Jack Straw begins with the rebels presented as sympathetic and ends with the valorization of the royalist position and the valorization of the Lord Mayor. The royalist conclusion is politically inevitable for the printing and performance of the play. So the questions remain: how sympathetically are we to read the rebels after the first scene? Also, how radical are we to perceive the representation of the rebellion throughout the body of the play? The argument of this essay is that the play's royalist-didactic conclusion should be seen as necessarily formulaic and designed to safely contain what is otherwise a generally sympathetic representation of the rebels and the goals of the rebellion. A sympathetic reading of the rebellion emerges by studying not only the formal construction of the play, but from its possible audience reception. Furthermore, the material texts and the adjustments therein are indicative of early modern readers who approved of the rebel position.

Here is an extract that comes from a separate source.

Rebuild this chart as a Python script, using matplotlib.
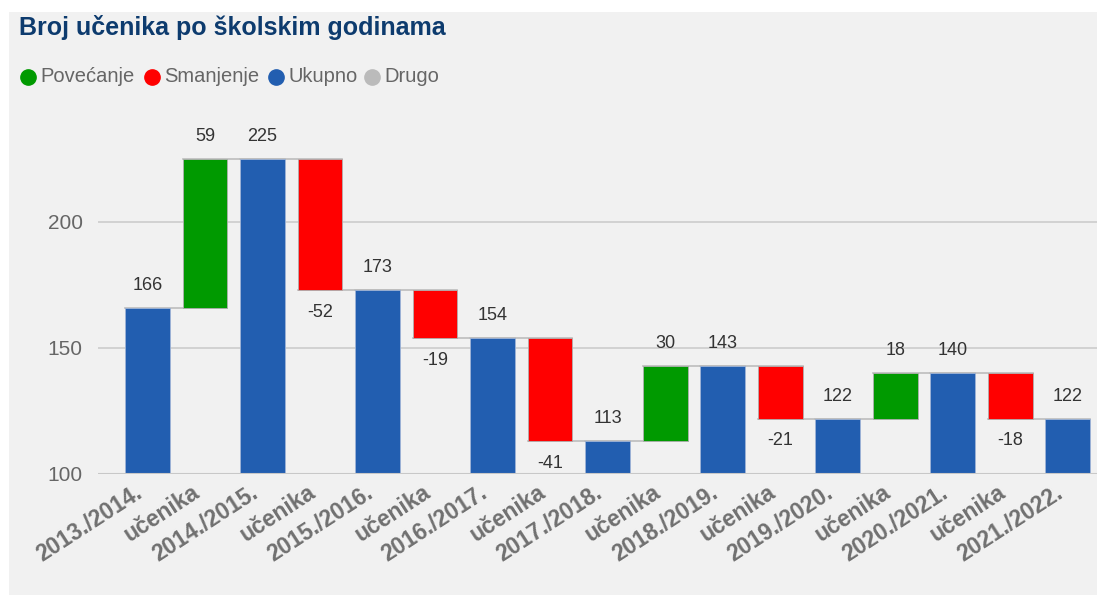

There were two printings of Jack Straw. The first of these printings occurred in 1593/94 from John Danter. The second, a decade later, was from Thomas Pavyer. From these two printings, Jack Straw exists in five copies from the early modern period. None of the five versions from 1593 to -1604 can lay claim to being the true version of the play, nor can any of them be considered secondary copies. The 1604 version seems to be based upon the 1593 copies, but there are good reasons, based on what we know to generally be the case with plays from the period, to not imagine the 1593 copies as especially privileged. The 1604 version does not exist inevitably, but had to emerge for its own specific reasons. If nothing else, the multiple editions of the play suggest a level of popularity over and above the median for the period since under half of all the plays were fortunate enough to see a second printing. (6) Therefore it makes sense to see Jack Straw as the two concrete versions of the play, giving precedence to the 1593 version as the primary text in the obvious sense that it emerges first and is the source for the 1604 text. Those moments where the 1604 text differs from the 1593 thus become particularly significant.

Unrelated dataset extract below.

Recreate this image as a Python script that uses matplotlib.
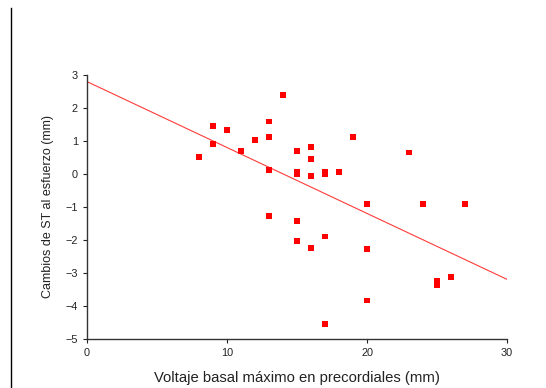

Prioritizing the 1604 version is an unorthodox scholarly maneuver. Stephen Longstaffe, while writing in the interest of producing a consistent, readable critical edition, is not especially impressed by the 1604 version. He considers it as "set up very carelessly from Q1 [1593], and thus has no textual interest beyond the occasional plausible correction it introduces" (17). Longstaffe's perspective echoes that of the Malone Society edition in which Kenneth Muir dismisses the 1604 version as "an inaccurate reprint of the first, and is textually worthless" (v). Prioritizing the 1593 version reflects a tradition wherein editorial scholars reason through the production of a text under the assumption of an ideal, intended play, beyond the idiosyncrasies of printers. This is also a model of editing wherein the priority in the study of the documents is to reveal an idealized poetic text where representation is strictly understood as a result of the graphic system--words on the page. In contrast, in the case of studying early modern plays where the relationship between written, printed, and performed plays is especially complicated, it is important to study the plays as concrete, material texts with a range of meaning-producing systems within them.

In the case of The Life and Death of Jack Straw, to not give serious consideration to its printing history limits our ability to understand the possible audience responses. Variations in its printed versions are not definitive indicators of how the play was read, but they do indicate how printers approached the play and how they thought it could be presented to a market of possible consumers. While Muir and Longstaffe see their projects as creating readable modern editions, from a critical, historicist perspective it is hard to fathom putting any special emphasis on the 1593 version since it is almost certainly the case that the play that was performed was only loosely adhering to the 1593 text (or vice versa). Thus the first printing has little primacy over the 1604 version. In fact, it is a much more fruitful approach to consider these printings in contrast to one another.